Direction of conversion
The factor is × 14.5037738 when going from bar to psi and ÷ 14.5037738 when going the other way. Mixing up the direction is the most common source of a 14.5× error in manual conversion, so check the direction toggle before reading the result.
psi versus psia and psig
psi can mean gauge pressure (psig), absolute pressure (psia), or differential pressure (psid). The 14.5037738 factor is a unit conversion, not a reference conversion, so it applies to any bar value as long as the psi side uses the same pressure reference: 30 psig becomes 2.0684 barg, 30 psia becomes 2.0684 bar(a), and a 30 psid differential follows the same ratio. Atmospheric pressure of 14.696 psi only enters when you change reference frames, for example when a 30 psig tire is reported as 44.7 psia, which is a gauge to absolute step rather than a bar to psi unit step.
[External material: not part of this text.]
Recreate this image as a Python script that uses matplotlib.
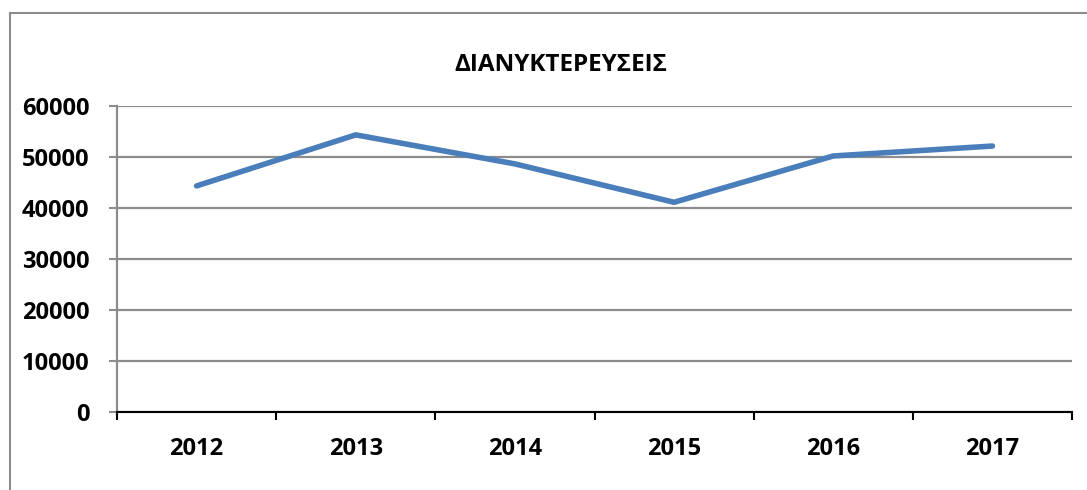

Add or subtract atmospheric pressure explicitly when the source does not name the reference.
- • The bar is not an SI unit, even though it is accepted for use alongside the SI by the BIPM. The SI-recommended unit for the same range is the pascal, and a few engineering datasheets still prefer psi, so always check the unit the rest of the system expects.
- • The conversion factor is exact, but the real pressure being measured is not. A tire pressure of 2.2 bar is a single cold-inflation snapshot, and the actual pressure rises by roughly 0.2 bar when the tire is at operating temperature.
Atmospheric pressure is the most useful benchmark for a real value. At 1.01325 bar, the atmosphere reads 14.696 psi, the same number that anchors US weather reports, altimeter settings, and SCUBA tank ratings.
According to ISO 80000-4:2019, the bar is a non-SI unit accepted for use with the SI and is defined as exactly 100,000 pascals, the value the bar to psi conversion chain uses
For weather and altimeter work where the natural unit is the millibar or hectopascal rather than the psi, the Barometric Pressure Conversion Calculator applies the same 1.01325 bar sea-level standard against mmHg and inHg.
Frequently Asked Questions
Q: How do you convert bar to psi?
A: Multiply the bar value by 14.5037738 to get psi. So 2 bar × 14.5037738 = 29.0075476 psi, and 2.2 bar × 14.5037738 ≈ 31.9083024 psi. The factor is exact, so the result is exact at any precision you choose to display.
Q: How many psi are in 1 bar?
A: There are exactly 14.5037738 psi in 1 bar, because 1 bar equals 100,000 pascals and 1 psi equals 6,894.757293168 pascals. The same 1 bar reading also equals 100 kPa, 0.9869232667 atm, or 1.0197162129779 kgf/cm².
Q: What is the formula to convert bar to psi?
A: The formula is p(psi) = p(bar) × 14.5037738. The reverse conversion is p(bar) = p(psi) ÷ 14.5037738. The factor 14.5037738 psi/bar is fixed by the NIST pascal definitions, so the formula is exact.
Q: Why is 1 bar equal to 14.5037738 psi?
A: Because 1 bar is defined by ISO 80000-4 as exactly 100,000 pascals and 1 psi is defined by NIST as exactly 6,894.757293168 pascals, dividing 100,000 by 6,894.757293168 gives the 14.5037738 factor that the calculator uses for every conversion.
Q: Is bar to psi conversion exact?
A: Yes. Both 1 bar = 100,000 Pa and 1 psi = 6,894.757293168 Pa are exact definitions, so the bar to psi ratio is a fixed exact fraction. The only rounding is in the decimal places you choose to display the result, not in the factor itself.
Q: How do you convert psi back to bar?
A: Divide the psi value by 14.5037738. So 14.5037738 psi gives 1 bar, 29.0075476 psi gives 2 bar, and 31.9083024 psi gives 2.2 bar. The same factor works for tire placards, SCUBA tank ratings, and hydraulic datasheets because the bar is defined as exactly 100,000 pascals.